Dataset excerpt –
◇ ◇ ◇ ◇ ◇
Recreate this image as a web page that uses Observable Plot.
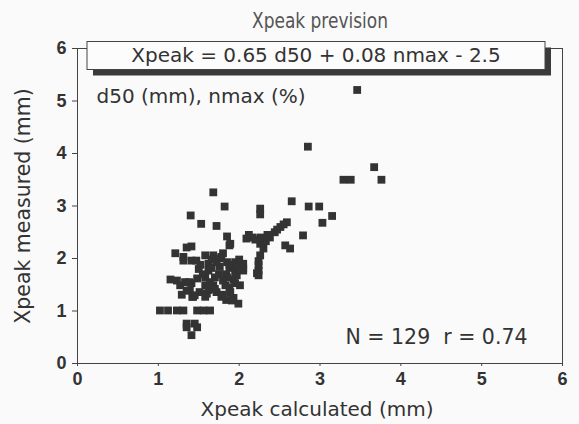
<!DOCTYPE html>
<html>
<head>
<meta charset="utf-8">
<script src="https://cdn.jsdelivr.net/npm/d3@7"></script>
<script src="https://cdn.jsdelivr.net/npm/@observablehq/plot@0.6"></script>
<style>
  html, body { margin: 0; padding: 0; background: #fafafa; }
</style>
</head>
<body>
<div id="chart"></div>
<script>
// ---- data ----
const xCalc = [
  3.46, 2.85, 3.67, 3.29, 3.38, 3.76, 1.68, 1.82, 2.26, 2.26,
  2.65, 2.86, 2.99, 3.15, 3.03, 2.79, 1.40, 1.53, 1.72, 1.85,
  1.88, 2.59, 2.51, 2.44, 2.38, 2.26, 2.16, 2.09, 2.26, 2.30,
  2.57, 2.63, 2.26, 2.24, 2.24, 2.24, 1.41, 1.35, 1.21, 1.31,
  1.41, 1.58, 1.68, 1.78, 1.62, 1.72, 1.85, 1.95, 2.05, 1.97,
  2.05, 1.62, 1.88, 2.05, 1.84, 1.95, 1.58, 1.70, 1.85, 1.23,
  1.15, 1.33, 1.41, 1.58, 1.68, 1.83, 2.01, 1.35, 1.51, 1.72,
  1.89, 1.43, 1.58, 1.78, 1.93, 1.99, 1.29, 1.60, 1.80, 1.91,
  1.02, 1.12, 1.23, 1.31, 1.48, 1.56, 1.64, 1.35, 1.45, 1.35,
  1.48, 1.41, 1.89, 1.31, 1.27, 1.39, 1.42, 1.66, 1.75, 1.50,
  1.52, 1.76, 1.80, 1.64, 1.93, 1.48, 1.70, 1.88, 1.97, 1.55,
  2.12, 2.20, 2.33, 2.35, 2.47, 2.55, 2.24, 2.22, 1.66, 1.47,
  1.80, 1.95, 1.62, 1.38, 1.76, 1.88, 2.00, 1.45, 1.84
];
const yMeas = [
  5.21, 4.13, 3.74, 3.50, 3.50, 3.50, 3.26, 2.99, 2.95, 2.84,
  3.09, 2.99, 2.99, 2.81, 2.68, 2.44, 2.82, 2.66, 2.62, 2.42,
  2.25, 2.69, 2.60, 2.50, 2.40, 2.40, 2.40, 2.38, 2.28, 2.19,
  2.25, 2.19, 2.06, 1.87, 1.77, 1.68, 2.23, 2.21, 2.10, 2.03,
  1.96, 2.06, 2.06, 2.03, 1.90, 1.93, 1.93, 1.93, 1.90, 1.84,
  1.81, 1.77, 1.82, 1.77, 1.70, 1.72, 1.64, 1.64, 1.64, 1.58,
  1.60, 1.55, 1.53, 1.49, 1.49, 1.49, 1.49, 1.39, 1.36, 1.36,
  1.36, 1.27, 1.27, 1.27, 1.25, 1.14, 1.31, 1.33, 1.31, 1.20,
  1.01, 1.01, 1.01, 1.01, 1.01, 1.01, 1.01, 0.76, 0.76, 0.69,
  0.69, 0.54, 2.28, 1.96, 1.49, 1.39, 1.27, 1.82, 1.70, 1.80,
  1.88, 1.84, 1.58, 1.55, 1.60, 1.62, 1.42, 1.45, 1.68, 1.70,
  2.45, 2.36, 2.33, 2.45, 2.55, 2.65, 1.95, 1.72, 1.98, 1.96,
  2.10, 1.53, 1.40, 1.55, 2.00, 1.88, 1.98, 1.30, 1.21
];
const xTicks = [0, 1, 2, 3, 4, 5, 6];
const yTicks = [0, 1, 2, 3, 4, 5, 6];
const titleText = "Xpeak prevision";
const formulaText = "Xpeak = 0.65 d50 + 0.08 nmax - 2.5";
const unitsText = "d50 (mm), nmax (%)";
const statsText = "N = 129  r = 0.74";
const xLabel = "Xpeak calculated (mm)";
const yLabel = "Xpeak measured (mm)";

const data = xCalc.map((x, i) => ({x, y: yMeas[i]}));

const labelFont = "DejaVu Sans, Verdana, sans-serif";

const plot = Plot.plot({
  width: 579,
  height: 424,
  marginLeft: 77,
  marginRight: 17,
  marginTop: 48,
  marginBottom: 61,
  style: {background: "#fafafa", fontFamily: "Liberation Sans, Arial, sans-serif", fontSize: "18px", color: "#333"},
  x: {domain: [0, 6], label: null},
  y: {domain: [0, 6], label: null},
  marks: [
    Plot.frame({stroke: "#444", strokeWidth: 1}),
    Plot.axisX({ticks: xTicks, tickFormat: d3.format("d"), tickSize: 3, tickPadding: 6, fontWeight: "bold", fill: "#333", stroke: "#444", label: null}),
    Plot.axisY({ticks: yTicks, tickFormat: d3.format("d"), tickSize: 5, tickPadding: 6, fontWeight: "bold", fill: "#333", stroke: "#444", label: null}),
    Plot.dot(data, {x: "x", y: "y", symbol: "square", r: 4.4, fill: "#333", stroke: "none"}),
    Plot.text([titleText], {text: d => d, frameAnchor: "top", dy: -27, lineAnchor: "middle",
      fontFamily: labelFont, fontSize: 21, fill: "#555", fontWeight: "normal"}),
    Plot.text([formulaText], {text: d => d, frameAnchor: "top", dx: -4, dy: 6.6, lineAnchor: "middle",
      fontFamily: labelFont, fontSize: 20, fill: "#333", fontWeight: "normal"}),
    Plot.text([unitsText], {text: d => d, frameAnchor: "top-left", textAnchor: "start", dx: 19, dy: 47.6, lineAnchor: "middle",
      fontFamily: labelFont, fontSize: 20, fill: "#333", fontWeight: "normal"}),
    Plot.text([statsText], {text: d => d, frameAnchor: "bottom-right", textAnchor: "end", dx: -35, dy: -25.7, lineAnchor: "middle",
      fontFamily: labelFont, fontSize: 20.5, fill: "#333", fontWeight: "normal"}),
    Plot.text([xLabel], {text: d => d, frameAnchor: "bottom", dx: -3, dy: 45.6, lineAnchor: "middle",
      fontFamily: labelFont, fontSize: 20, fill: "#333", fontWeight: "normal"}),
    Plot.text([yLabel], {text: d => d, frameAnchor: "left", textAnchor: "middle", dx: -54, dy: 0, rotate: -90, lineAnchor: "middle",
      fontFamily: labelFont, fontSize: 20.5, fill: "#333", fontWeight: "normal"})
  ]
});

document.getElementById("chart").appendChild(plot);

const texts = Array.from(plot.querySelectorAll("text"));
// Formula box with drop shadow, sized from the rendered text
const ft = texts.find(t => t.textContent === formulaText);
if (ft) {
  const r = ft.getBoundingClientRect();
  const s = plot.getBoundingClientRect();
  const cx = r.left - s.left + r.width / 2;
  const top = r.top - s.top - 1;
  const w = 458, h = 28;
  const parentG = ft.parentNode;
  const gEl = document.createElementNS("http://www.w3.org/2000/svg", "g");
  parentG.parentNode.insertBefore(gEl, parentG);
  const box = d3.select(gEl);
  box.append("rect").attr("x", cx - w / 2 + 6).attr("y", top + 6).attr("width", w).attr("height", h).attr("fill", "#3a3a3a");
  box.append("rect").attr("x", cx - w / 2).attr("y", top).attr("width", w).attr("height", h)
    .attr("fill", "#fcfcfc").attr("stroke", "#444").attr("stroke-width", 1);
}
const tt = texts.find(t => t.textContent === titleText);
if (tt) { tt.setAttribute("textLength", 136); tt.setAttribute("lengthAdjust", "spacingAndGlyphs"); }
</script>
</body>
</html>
◇ ◇ ◇ ◇ ◇
What is asked – Copy out all of the data word for word. Do not carry over any picture.

Solution for this exercise –
Recreate this image as a web page that uses Observable Plot.
<!DOCTYPE html>
<html>
<head>
<meta charset="utf-8">
<script src="https://cdn.jsdelivr.net/npm/d3@7"></script>
<script src="https://cdn.jsdelivr.net/npm/@observablehq/plot@0.6"></script>
<style>
  html, body { margin: 0; padding: 0; background: #fafafa; }
</style>
</head>
<body>
<div id="chart"></div>
<script>
// ---- data ----
const xCalc = [
  3.46, 2.85, 3.67, 3.29, 3.38, 3.76, 1.68, 1.82, 2.26, 2.26,
  2.65, 2.86, 2.99, 3.15, 3.03, 2.79, 1.40, 1.53, 1.72, 1.85,
  1.88, 2.59, 2.51, 2.44, 2.38, 2.26, 2.16, 2.09, 2.26, 2.30,
  2.57, 2.63, 2.26, 2.24, 2.24, 2.24, 1.41, 1.35, 1.21, 1.31,
  1.41, 1.58, 1.68, 1.78, 1.62, 1.72, 1.85, 1.95, 2.05, 1.97,
  2.05, 1.62, 1.88, 2.05, 1.84, 1.95, 1.58, 1.70, 1.85, 1.23,
  1.15, 1.33, 1.41, 1.58, 1.68, 1.83, 2.01, 1.35, 1.51, 1.72,
  1.89, 1.43, 1.58, 1.78, 1.93, 1.99, 1.29, 1.60, 1.80, 1.91,
  1.02, 1.12, 1.23, 1.31, 1.48, 1.56, 1.64, 1.35, 1.45, 1.35,
  1.48, 1.41, 1.89, 1.31, 1.27, 1.39, 1.42, 1.66, 1.75, 1.50,
  1.52, 1.76, 1.80, 1.64, 1.93, 1.48, 1.70, 1.88, 1.97, 1.55,
  2.12, 2.20, 2.33, 2.35, 2.47, 2.55, 2.24, 2.22, 1.66, 1.47,
  1.80, 1.95, 1.62, 1.38, 1.76, 1.88, 2.00, 1.45, 1.84
];
const yMeas = [
  5.21, 4.13, 3.74, 3.50, 3.50, 3.50, 3.26, 2.99, 2.95, 2.84,
  3.09, 2.99, 2.99, 2.81, 2.68, 2.44, 2.82, 2.66, 2.62, 2.42,
  2.25, 2.69, 2.60, 2.50, 2.40, 2.40, 2.40, 2.38, 2.28, 2.19,
  2.25, 2.19, 2.06, 1.87, 1.77, 1.68, 2.23, 2.21, 2.10, 2.03,
  1.96, 2.06, 2.06, 2.03, 1.90, 1.93, 1.93, 1.93, 1.90, 1.84,
  1.81, 1.77, 1.82, 1.77, 1.70, 1.72, 1.64, 1.64, 1.64, 1.58,
  1.60, 1.55, 1.53, 1.49, 1.49, 1.49, 1.49, 1.39, 1.36, 1.36,
  1.36, 1.27, 1.27, 1.27, 1.25, 1.14, 1.31, 1.33, 1.31, 1.20,
  1.01, 1.01, 1.01, 1.01, 1.01, 1.01, 1.01, 0.76, 0.76, 0.69,
  0.69, 0.54, 2.28, 1.96, 1.49, 1.39, 1.27, 1.82, 1.70, 1.80,
  1.88, 1.84, 1.58, 1.55, 1.60, 1.62, 1.42, 1.45, 1.68, 1.70,
  2.45, 2.36, 2.33, 2.45, 2.55, 2.65, 1.95, 1.72, 1.98, 1.96,
  2.10, 1.53, 1.40, 1.55, 2.00, 1.88, 1.98, 1.30, 1.21
];
const xTicks = [0, 1, 2, 3, 4, 5, 6];
const yTicks = [0, 1, 2, 3, 4, 5, 6];
const titleText = "Xpeak prevision";
const formulaText = "Xpeak = 0.65 d50 + 0.08 nmax - 2.5";
const unitsText = "d50 (mm), nmax (%)";
const statsText = "N = 129  r = 0.74";
const xLabel = "Xpeak calculated (mm)";
const yLabel = "Xpeak measured (mm)";

const data = xCalc.map((x, i) => ({x, y: yMeas[i]}));

const labelFont = "DejaVu Sans, Verdana, sans-serif";

const plot = Plot.plot({
  width: 579,
  height: 424,
  marginLeft: 77,
  marginRight: 17,
  marginTop: 48,
  marginBottom: 61,
  style: {background: "#fafafa", fontFamily: "Liberation Sans, Arial, sans-serif", fontSize: "18px", color: "#333"},
  x: {domain: [0, 6], label: null},
  y: {domain: [0, 6], label: null},
  marks: [
    Plot.frame({stroke: "#444", strokeWidth: 1}),
    Plot.axisX({ticks: xTicks, tickFormat: d3.format("d"), tickSize: 3, tickPadding: 6, fontWeight: "bold", fill: "#333", stroke: "#444", label: null}),
    Plot.axisY({ticks: yTicks, tickFormat: d3.format("d"), tickSize: 5, tickPadding: 6, fontWeight: "bold", fill: "#333", stroke: "#444", label: null}),
    Plot.dot(data, {x: "x", y: "y", symbol: "square", r: 4.4, fill: "#333", stroke: "none"}),
    Plot.text([titleText], {text: d => d, frameAnchor: "top", dy: -27, lineAnchor: "middle",
      fontFamily: labelFont, fontSize: 21, fill: "#555", fontWeight: "normal"}),
    Plot.text([formulaText], {text: d => d, frameAnchor: "top", dx: -4, dy: 6.6, lineAnchor: "middle",
      fontFamily: labelFont, fontSize: 20, fill: "#333", fontWeight: "normal"}),
    Plot.text([unitsText], {text: d => d, frameAnchor: "top-left", textAnchor: "start", dx: 19, dy: 47.6, lineAnchor: "middle",
      fontFamily: labelFont, fontSize: 20, fill: "#333", fontWeight: "normal"}),
    Plot.text([statsText], {text: d => d, frameAnchor: "bottom-right", textAnchor: "end", dx: -35, dy: -25.7, lineAnchor: "middle",
      fontFamily: labelFont, fontSize: 20.5, fill: "#333", fontWeight: "normal"}),
    Plot.text([xLabel], {text: d => d, frameAnchor: "bottom", dx: -3, dy: 45.6, lineAnchor: "middle",
      fontFamily: labelFont, fontSize: 20, fill: "#333", fontWeight: "normal"}),
    Plot.text([yLabel], {text: d => d, frameAnchor: "left", textAnchor: "middle", dx: -54, dy: 0, rotate: -90, lineAnchor: "middle",
      fontFamily: labelFont, fontSize: 20.5, fill: "#333", fontWeight: "normal"})
  ]
});

document.getElementById("chart").appendChild(plot);

const texts = Array.from(plot.querySelectorAll("text"));
// Formula box with drop shadow, sized from the rendered text
const ft = texts.find(t => t.textContent === formulaText);
if (ft) {
  const r = ft.getBoundingClientRect();
  const s = plot.getBoundingClientRect();
  const cx = r.left - s.left + r.width / 2;
  const top = r.top - s.top - 1;
  const w = 458, h = 28;
  const parentG = ft.parentNode;
  const gEl = document.createElementNS("http://www.w3.org/2000/svg", "g");
  parentG.parentNode.insertBefore(gEl, parentG);
  const box = d3.select(gEl);
  box.append("rect").attr("x", cx - w / 2 + 6).attr("y", top + 6).attr("width", w).attr("height", h).attr("fill", "#3a3a3a");
  box.append("rect").attr("x", cx - w / 2).attr("y", top).attr("width", w).attr("height", h)
    .attr("fill", "#fcfcfc").attr("stroke", "#444").attr("stroke-width", 1);
}
const tt = texts.find(t => t.textContent === titleText);
if (tt) { tt.setAttribute("textLength", 136); tt.setAttribute("lengthAdjust", "spacingAndGlyphs"); }
</script>
</body>
</html>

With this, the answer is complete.